**WHAT YOU HAVE TO DO**
Exactly and only the lines from the one containing "Give me the" through the one containing "ax.set_axisbelow(True)" belong in your copy. Pictures do not.

Code that draws figures:

####

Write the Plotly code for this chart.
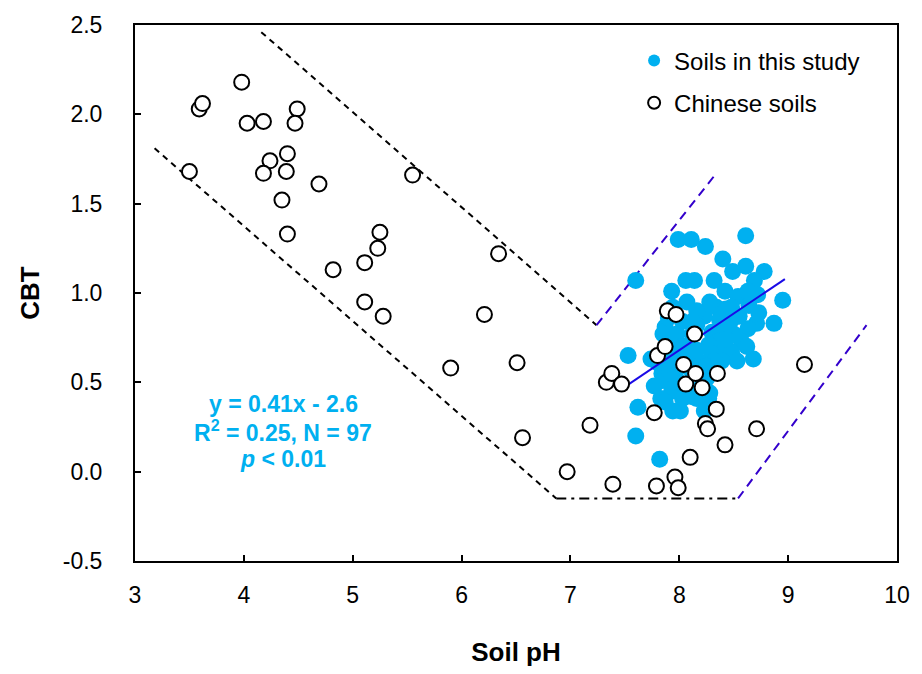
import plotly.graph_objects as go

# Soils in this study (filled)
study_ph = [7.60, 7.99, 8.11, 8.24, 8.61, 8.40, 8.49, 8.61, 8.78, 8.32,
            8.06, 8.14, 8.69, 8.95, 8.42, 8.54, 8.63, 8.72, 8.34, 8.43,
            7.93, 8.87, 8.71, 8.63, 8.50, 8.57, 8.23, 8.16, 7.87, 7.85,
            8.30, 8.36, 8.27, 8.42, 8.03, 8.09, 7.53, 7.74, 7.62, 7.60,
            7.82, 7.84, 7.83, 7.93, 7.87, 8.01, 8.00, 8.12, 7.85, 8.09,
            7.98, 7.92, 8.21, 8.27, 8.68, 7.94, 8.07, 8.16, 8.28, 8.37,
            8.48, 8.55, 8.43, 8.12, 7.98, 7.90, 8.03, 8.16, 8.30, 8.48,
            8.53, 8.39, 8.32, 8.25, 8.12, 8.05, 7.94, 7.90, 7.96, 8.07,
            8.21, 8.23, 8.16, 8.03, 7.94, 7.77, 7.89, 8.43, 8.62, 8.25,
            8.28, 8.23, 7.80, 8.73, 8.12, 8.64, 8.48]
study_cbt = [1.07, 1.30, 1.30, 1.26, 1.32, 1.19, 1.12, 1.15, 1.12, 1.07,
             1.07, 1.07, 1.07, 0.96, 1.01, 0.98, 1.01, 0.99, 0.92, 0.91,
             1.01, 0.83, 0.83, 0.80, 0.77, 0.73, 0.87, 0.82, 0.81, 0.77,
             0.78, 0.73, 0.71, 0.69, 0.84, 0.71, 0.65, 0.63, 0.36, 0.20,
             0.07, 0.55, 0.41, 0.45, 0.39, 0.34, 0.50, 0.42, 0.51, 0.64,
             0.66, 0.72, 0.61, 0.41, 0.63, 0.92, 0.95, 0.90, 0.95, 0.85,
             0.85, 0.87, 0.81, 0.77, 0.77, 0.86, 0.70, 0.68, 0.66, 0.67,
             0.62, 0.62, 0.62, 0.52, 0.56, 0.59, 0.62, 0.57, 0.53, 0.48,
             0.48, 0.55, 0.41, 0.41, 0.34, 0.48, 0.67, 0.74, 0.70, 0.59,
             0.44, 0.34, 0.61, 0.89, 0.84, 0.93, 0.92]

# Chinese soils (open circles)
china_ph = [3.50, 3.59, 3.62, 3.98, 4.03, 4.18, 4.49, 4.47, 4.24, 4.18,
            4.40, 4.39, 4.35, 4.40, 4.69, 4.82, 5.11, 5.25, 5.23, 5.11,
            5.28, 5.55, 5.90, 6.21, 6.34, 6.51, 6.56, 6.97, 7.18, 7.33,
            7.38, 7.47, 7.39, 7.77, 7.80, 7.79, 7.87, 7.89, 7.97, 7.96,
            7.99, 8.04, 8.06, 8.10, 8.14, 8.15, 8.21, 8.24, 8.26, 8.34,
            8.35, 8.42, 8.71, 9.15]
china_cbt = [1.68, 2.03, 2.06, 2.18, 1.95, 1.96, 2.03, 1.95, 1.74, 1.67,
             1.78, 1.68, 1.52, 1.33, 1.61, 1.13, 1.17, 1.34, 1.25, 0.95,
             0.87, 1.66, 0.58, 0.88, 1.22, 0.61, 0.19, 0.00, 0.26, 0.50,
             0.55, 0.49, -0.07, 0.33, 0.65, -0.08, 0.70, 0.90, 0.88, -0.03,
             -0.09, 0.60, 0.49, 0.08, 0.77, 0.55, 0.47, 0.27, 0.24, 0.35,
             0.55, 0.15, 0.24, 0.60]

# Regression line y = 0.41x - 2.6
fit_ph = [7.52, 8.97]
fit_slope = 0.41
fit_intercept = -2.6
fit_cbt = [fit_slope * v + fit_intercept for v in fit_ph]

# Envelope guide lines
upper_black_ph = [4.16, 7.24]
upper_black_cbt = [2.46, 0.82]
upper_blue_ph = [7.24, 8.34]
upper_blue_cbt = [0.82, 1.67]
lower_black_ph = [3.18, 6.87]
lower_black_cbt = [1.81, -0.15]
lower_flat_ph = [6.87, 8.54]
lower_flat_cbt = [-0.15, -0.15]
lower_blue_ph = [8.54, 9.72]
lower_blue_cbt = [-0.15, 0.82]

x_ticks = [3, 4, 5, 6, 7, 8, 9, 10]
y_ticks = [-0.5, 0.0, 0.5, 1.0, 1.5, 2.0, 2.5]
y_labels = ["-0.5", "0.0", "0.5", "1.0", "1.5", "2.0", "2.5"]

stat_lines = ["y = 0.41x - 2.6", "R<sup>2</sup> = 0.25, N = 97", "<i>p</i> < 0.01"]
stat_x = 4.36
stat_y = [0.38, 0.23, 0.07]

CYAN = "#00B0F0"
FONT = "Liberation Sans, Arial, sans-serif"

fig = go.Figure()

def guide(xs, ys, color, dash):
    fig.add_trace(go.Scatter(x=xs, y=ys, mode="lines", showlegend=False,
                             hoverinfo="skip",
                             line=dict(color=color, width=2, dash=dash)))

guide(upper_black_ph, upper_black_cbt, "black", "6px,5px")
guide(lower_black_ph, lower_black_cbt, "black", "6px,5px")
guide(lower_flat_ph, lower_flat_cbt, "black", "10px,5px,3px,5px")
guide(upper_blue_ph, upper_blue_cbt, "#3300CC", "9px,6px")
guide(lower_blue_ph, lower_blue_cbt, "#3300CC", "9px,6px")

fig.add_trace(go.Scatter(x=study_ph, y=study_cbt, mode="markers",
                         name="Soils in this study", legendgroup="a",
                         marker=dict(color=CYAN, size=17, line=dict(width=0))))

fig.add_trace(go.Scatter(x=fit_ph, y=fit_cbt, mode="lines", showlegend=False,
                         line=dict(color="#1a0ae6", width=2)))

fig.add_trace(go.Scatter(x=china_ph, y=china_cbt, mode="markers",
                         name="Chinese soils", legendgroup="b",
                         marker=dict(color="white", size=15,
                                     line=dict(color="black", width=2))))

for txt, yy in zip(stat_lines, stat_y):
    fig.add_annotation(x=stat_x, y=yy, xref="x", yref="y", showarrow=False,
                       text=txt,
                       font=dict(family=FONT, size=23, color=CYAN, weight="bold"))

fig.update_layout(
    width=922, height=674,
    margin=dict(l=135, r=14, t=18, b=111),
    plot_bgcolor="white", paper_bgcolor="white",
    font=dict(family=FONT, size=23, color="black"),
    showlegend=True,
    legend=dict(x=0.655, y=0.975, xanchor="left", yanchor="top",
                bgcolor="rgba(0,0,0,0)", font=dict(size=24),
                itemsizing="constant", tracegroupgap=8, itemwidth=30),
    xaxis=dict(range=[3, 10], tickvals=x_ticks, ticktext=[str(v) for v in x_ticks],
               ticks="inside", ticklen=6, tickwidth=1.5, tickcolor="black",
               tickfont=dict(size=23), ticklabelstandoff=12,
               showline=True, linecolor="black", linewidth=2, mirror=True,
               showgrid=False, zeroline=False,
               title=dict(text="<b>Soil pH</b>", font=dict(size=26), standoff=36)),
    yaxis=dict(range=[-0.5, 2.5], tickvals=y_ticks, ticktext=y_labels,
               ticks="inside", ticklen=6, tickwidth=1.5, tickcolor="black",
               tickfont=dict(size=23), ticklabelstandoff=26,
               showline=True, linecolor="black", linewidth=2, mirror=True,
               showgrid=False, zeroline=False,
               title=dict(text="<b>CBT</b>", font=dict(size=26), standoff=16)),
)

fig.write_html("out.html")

####

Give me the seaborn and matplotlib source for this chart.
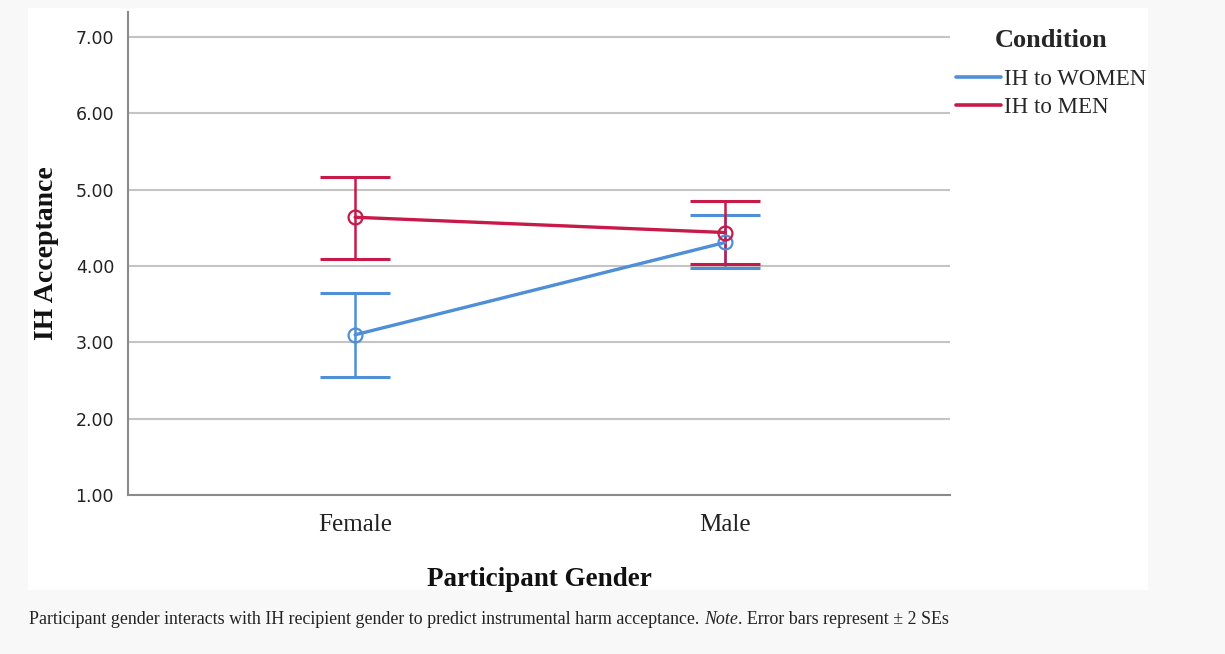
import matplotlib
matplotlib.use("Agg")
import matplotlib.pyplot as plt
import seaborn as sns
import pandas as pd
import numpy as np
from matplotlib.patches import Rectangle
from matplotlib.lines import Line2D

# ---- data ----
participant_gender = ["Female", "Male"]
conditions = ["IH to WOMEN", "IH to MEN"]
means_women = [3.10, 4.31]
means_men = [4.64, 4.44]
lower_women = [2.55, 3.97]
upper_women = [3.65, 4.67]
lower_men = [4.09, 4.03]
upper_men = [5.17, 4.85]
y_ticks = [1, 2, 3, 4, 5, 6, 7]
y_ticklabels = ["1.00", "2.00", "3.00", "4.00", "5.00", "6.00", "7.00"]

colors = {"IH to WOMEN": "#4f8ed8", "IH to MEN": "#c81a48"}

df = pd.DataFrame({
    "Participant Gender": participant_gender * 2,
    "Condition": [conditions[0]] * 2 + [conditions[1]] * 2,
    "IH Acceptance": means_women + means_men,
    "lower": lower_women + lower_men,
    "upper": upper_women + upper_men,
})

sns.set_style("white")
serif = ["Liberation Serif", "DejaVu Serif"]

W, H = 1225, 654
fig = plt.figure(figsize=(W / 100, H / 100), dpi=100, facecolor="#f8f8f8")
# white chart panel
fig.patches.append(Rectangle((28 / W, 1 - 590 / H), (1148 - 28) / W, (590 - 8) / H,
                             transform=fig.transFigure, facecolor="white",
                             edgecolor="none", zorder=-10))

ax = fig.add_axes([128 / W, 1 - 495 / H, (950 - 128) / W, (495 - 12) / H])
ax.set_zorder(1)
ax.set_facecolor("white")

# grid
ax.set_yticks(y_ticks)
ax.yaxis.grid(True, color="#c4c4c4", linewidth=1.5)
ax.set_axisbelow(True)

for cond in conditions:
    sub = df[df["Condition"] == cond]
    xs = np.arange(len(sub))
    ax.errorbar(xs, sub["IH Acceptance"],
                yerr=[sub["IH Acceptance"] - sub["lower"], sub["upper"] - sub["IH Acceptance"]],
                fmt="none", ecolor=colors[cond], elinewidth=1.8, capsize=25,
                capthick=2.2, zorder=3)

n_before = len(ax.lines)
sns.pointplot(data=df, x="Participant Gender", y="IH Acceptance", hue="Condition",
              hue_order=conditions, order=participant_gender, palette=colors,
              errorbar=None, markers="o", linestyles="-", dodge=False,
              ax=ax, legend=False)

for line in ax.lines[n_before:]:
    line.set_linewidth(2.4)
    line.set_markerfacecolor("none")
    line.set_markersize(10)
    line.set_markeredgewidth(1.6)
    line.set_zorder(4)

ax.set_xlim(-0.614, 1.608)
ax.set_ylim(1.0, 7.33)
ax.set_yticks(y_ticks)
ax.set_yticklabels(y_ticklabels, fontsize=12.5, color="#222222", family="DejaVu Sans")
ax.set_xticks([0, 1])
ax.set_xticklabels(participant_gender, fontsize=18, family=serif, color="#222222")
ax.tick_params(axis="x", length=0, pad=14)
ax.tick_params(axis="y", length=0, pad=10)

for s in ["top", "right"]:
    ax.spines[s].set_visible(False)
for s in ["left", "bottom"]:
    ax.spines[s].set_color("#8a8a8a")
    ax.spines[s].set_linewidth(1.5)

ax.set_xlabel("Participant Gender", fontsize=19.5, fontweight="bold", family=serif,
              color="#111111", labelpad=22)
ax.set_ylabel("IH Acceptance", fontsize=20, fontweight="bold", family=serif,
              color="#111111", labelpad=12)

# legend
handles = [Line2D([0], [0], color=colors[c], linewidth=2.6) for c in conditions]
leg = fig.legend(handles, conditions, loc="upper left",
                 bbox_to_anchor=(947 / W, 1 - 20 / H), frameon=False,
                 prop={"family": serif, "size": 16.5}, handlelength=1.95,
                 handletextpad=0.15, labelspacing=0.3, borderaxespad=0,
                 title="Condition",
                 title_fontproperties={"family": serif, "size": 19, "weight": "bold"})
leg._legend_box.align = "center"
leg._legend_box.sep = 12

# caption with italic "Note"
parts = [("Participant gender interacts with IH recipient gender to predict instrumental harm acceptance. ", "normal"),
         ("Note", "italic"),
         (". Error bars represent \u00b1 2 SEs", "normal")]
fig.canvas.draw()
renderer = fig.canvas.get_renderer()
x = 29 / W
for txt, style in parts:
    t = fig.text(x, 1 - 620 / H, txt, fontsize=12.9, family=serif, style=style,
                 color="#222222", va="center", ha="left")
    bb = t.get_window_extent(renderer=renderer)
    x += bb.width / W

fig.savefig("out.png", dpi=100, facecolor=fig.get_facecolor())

####

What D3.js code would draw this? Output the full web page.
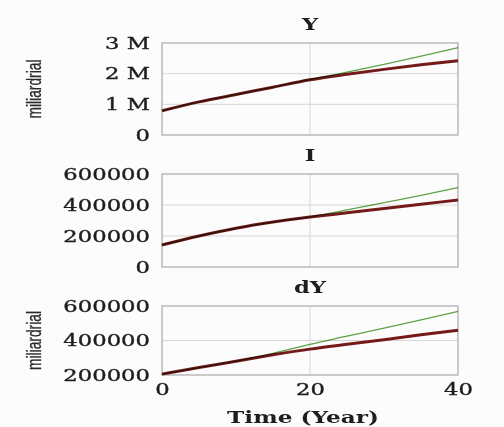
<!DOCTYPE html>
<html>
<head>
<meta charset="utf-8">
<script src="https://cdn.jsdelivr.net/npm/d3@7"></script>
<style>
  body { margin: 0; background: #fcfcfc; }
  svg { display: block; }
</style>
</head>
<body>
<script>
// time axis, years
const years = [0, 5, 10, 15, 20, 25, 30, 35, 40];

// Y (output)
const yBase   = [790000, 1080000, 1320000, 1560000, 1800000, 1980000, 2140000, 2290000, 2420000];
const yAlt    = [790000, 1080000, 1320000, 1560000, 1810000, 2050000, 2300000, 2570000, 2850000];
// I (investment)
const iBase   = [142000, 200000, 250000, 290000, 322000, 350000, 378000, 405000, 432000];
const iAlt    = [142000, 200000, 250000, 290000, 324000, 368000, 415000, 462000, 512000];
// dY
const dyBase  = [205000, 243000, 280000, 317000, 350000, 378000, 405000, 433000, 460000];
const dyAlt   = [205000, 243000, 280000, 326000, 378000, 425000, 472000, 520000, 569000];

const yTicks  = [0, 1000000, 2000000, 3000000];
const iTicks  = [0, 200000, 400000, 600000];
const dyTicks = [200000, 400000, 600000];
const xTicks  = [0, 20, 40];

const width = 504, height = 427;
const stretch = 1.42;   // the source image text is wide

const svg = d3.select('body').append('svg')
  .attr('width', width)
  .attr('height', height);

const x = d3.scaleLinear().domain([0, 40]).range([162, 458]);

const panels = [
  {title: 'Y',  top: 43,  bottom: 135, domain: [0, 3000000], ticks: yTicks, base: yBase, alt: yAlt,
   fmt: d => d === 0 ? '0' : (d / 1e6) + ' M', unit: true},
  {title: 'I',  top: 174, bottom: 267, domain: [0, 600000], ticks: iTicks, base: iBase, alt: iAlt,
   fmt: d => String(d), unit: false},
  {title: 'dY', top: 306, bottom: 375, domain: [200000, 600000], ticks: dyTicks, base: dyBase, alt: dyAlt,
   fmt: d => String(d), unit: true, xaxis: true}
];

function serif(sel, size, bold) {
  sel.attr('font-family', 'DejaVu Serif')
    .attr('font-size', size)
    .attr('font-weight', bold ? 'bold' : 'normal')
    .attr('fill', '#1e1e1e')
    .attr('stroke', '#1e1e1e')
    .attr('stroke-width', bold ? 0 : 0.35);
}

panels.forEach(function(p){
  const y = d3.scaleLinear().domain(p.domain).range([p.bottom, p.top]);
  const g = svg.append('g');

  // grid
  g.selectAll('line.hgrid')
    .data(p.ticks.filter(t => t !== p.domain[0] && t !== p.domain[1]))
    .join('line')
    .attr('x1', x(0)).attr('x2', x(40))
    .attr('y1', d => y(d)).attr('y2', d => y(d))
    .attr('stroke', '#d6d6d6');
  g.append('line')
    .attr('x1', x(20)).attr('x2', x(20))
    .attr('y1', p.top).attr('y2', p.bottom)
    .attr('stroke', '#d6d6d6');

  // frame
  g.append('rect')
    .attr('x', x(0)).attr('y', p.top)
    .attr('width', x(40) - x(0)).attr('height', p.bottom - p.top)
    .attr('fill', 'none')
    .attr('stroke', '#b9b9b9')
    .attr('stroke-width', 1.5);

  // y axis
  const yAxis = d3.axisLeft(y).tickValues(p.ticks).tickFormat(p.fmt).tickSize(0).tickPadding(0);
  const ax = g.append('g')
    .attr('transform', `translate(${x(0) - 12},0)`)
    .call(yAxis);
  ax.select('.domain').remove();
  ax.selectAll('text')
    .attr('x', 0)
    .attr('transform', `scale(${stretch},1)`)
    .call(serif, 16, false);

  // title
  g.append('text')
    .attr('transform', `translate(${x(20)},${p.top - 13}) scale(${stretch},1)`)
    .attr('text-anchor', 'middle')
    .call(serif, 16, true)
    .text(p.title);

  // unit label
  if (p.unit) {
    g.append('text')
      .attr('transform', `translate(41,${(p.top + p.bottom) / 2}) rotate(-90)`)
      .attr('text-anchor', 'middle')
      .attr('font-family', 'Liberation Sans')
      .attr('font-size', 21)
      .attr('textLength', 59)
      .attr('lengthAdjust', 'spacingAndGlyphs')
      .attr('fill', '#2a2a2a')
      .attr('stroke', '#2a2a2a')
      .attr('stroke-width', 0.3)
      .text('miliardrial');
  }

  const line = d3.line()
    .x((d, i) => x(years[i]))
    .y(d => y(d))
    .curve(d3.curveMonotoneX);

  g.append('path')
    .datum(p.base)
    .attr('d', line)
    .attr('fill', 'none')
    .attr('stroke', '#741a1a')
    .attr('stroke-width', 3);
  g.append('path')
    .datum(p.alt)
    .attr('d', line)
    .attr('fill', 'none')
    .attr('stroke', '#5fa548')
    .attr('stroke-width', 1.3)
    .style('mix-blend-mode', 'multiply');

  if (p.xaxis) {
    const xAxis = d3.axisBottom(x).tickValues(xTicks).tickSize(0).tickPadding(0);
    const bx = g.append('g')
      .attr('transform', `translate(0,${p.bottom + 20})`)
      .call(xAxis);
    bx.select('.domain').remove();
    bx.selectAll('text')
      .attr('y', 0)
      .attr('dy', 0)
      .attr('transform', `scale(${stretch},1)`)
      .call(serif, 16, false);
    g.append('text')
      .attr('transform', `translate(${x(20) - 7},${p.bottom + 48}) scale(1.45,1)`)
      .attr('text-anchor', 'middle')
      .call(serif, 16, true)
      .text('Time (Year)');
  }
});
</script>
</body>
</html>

####

**FULL RESPONSE**
Give me the seaborn and matplotlib source for this chart.
import matplotlib
matplotlib.use("Agg")
import matplotlib.pyplot as plt
import seaborn as sns
import pandas as pd
import numpy as np
from matplotlib.patches import Rectangle
from matplotlib.lines import Line2D

# ---- data ----
participant_gender = ["Female", "Male"]
conditions = ["IH to WOMEN", "IH to MEN"]
means_women = [3.10, 4.31]
means_men = [4.64, 4.44]
lower_women = [2.55, 3.97]
upper_women = [3.65, 4.67]
lower_men = [4.09, 4.03]
upper_men = [5.17, 4.85]
y_ticks = [1, 2, 3, 4, 5, 6, 7]
y_ticklabels = ["1.00", "2.00", "3.00", "4.00", "5.00", "6.00", "7.00"]

colors = {"IH to WOMEN": "#4f8ed8", "IH to MEN": "#c81a48"}

df = pd.DataFrame({
    "Participant Gender": participant_gender * 2,
    "Condition": [conditions[0]] * 2 + [conditions[1]] * 2,
    "IH Acceptance": means_women + means_men,
    "lower": lower_women + lower_men,
    "upper": upper_women + upper_men,
})

sns.set_style("white")
serif = ["Liberation Serif", "DejaVu Serif"]

W, H = 1225, 654
fig = plt.figure(figsize=(W / 100, H / 100), dpi=100, facecolor="#f8f8f8")
# white chart panel
fig.patches.append(Rectangle((28 / W, 1 - 590 / H), (1148 - 28) / W, (590 - 8) / H,
                             transform=fig.transFigure, facecolor="white",
                             edgecolor="none", zorder=-10))

ax = fig.add_axes([128 / W, 1 - 495 / H, (950 - 128) / W, (495 - 12) / H])
ax.set_zorder(1)
ax.set_facecolor("white")

# grid
ax.set_yticks(y_ticks)
ax.yaxis.grid(True, color="#c4c4c4", linewidth=1.5)
ax.set_axisbelow(True)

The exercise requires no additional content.